--- Objective ---
Repeat exactly what appears from the opening line of the listing to the line with "0.083, 0.059, 0.047];", inclusive.

--- Data section ---

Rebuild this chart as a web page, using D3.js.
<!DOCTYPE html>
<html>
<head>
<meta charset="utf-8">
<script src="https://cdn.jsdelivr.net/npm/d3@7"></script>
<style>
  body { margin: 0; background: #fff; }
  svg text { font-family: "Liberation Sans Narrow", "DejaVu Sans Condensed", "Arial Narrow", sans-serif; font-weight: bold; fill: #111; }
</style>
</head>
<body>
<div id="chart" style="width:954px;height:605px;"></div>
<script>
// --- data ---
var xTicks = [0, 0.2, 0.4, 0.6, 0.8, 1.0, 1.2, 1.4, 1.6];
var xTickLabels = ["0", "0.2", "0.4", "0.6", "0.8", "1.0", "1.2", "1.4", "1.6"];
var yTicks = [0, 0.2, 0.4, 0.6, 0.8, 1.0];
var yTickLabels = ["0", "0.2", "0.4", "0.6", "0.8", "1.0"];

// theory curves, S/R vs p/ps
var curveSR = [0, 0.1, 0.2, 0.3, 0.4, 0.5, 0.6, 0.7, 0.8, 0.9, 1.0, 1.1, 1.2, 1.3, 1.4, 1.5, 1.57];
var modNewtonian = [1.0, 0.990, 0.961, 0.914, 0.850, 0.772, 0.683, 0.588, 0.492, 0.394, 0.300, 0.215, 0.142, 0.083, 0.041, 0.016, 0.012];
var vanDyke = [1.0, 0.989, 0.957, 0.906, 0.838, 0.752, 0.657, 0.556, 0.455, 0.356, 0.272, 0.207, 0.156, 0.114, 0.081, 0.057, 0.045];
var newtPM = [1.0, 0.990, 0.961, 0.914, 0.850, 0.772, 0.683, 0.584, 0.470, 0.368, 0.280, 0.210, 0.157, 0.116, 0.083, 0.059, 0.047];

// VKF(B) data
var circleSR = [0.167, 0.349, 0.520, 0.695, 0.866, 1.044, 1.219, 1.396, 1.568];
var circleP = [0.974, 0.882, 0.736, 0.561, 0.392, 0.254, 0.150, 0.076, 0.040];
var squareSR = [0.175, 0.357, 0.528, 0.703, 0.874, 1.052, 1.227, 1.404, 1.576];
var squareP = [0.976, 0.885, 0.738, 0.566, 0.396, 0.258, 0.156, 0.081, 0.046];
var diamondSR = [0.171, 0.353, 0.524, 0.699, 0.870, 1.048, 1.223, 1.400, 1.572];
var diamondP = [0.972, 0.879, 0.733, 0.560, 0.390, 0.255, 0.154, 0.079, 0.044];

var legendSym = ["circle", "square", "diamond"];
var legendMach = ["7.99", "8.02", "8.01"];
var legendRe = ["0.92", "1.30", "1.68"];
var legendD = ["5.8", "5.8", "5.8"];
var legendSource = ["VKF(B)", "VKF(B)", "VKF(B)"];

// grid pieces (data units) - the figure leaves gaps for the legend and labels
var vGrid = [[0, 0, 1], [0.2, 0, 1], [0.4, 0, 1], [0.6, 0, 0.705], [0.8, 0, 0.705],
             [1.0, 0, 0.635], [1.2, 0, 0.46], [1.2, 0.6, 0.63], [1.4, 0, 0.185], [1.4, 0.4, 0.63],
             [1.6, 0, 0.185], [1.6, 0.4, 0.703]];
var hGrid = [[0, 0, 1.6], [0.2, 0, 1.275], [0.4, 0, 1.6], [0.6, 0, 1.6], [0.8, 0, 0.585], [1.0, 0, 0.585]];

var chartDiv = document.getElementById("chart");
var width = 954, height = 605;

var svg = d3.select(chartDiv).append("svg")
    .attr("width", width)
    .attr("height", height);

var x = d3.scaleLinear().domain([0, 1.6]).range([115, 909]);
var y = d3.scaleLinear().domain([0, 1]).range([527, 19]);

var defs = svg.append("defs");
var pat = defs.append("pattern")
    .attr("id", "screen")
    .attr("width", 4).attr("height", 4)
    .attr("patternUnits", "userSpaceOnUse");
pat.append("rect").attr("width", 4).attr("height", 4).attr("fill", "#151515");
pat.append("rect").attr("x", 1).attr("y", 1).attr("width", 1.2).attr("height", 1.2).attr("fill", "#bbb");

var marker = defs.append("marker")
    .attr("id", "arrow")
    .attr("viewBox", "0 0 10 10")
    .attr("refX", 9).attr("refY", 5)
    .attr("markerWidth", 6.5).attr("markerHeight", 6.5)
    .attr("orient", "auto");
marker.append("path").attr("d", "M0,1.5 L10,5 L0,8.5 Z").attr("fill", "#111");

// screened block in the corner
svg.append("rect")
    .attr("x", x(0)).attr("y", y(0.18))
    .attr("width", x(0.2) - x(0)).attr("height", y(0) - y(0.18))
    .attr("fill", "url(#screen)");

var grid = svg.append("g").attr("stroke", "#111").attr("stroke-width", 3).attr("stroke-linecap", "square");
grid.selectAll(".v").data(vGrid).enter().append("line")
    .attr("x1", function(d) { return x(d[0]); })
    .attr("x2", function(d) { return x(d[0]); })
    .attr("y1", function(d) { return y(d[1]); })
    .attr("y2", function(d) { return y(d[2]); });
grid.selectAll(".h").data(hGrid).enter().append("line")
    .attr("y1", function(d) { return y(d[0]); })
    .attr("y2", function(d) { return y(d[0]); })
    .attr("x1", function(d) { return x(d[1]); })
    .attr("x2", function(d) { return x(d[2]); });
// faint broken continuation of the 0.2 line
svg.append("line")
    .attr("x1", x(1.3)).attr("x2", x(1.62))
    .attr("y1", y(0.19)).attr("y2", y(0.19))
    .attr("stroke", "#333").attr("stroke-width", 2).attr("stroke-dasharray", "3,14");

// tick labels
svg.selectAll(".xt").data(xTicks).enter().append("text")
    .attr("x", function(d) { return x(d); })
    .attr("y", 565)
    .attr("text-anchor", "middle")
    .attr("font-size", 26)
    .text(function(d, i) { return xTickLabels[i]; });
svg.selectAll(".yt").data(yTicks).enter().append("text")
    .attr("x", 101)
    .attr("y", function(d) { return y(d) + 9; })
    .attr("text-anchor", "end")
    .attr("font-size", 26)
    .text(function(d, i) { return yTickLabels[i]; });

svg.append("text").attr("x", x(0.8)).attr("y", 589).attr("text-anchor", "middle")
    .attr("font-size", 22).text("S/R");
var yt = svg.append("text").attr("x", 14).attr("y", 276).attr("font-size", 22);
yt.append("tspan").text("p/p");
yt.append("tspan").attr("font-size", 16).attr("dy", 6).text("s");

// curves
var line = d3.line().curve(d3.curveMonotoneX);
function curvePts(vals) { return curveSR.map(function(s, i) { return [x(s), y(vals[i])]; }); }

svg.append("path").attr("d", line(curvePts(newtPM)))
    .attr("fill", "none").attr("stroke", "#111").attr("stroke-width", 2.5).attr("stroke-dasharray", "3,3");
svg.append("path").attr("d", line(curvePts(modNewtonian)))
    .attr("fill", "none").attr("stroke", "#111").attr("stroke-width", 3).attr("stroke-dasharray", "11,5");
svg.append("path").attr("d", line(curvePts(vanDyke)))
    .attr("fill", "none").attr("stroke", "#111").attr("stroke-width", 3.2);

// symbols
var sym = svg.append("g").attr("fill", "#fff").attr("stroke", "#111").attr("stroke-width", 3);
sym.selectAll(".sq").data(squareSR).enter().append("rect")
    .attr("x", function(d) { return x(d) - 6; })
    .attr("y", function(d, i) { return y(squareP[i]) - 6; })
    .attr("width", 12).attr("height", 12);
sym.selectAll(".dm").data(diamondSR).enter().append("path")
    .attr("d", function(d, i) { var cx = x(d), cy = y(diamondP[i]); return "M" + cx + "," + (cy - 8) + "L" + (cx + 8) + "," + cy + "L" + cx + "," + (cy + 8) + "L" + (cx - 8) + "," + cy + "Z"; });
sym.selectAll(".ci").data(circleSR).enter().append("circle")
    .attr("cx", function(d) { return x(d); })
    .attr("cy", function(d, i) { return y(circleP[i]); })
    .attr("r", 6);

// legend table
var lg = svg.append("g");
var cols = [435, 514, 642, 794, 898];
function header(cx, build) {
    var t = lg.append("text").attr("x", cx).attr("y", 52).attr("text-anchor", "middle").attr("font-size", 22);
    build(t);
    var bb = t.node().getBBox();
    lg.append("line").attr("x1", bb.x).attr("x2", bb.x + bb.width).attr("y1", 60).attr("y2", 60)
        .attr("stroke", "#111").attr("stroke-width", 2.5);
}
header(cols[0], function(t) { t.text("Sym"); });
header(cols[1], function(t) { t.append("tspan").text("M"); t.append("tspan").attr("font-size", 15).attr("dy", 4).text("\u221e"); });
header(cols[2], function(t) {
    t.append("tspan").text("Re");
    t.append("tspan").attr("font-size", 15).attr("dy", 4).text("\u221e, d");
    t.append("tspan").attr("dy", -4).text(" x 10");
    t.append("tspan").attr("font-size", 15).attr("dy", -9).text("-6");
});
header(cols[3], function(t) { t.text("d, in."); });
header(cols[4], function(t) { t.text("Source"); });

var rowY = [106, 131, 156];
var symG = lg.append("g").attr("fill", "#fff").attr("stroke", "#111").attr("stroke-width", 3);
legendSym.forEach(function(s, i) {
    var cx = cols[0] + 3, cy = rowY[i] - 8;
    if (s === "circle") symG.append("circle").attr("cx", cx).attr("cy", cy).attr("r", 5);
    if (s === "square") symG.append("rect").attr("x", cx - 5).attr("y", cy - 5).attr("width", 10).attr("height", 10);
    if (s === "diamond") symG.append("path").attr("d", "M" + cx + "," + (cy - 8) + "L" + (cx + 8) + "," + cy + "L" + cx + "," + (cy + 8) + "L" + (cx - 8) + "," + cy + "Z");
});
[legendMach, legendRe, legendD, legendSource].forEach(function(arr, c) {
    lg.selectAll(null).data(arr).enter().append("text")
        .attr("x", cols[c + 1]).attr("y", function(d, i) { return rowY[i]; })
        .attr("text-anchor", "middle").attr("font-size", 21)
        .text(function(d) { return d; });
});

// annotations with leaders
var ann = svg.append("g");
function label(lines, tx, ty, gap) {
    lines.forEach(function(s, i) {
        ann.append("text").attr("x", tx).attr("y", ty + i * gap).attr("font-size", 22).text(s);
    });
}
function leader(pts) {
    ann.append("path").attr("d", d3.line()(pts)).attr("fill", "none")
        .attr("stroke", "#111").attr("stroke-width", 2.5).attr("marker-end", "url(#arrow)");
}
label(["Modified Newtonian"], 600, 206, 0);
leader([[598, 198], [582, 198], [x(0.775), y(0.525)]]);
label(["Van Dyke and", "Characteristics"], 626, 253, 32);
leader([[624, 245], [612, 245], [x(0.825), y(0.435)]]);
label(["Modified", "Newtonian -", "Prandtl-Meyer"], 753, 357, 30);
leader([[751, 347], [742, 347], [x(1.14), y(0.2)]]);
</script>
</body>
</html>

--- Answer for this exercise ---
Rebuild this chart as a web page, using D3.js.
<!DOCTYPE html>
<html>
<head>
<meta charset="utf-8">
<script src="https://cdn.jsdelivr.net/npm/d3@7"></script>
<style>
  body { margin: 0; background: #fff; }
  svg text { font-family: "Liberation Sans Narrow", "DejaVu Sans Condensed", "Arial Narrow", sans-serif; font-weight: bold; fill: #111; }
</style>
</head>
<body>
<div id="chart" style="width:954px;height:605px;"></div>
<script>
// --- data ---
var xTicks = [0, 0.2, 0.4, 0.6, 0.8, 1.0, 1.2, 1.4, 1.6];
var xTickLabels = ["0", "0.2", "0.4", "0.6", "0.8", "1.0", "1.2", "1.4", "1.6"];
var yTicks = [0, 0.2, 0.4, 0.6, 0.8, 1.0];
var yTickLabels = ["0", "0.2", "0.4", "0.6", "0.8", "1.0"];

// theory curves, S/R vs p/ps
var curveSR = [0, 0.1, 0.2, 0.3, 0.4, 0.5, 0.6, 0.7, 0.8, 0.9, 1.0, 1.1, 1.2, 1.3, 1.4, 1.5, 1.57];
var modNewtonian = [1.0, 0.990, 0.961, 0.914, 0.850, 0.772, 0.683, 0.588, 0.492, 0.394, 0.300, 0.215, 0.142, 0.083, 0.041, 0.016, 0.012];
var vanDyke = [1.0, 0.989, 0.957, 0.906, 0.838, 0.752, 0.657, 0.556, 0.455, 0.356, 0.272, 0.207, 0.156, 0.114, 0.081, 0.057, 0.045];
var newtPM = [1.0, 0.990, 0.961, 0.914, 0.850, 0.772, 0.683, 0.584, 0.470, 0.368, 0.280, 0.210, 0.157, 0.116, 0.083, 0.059, 0.047];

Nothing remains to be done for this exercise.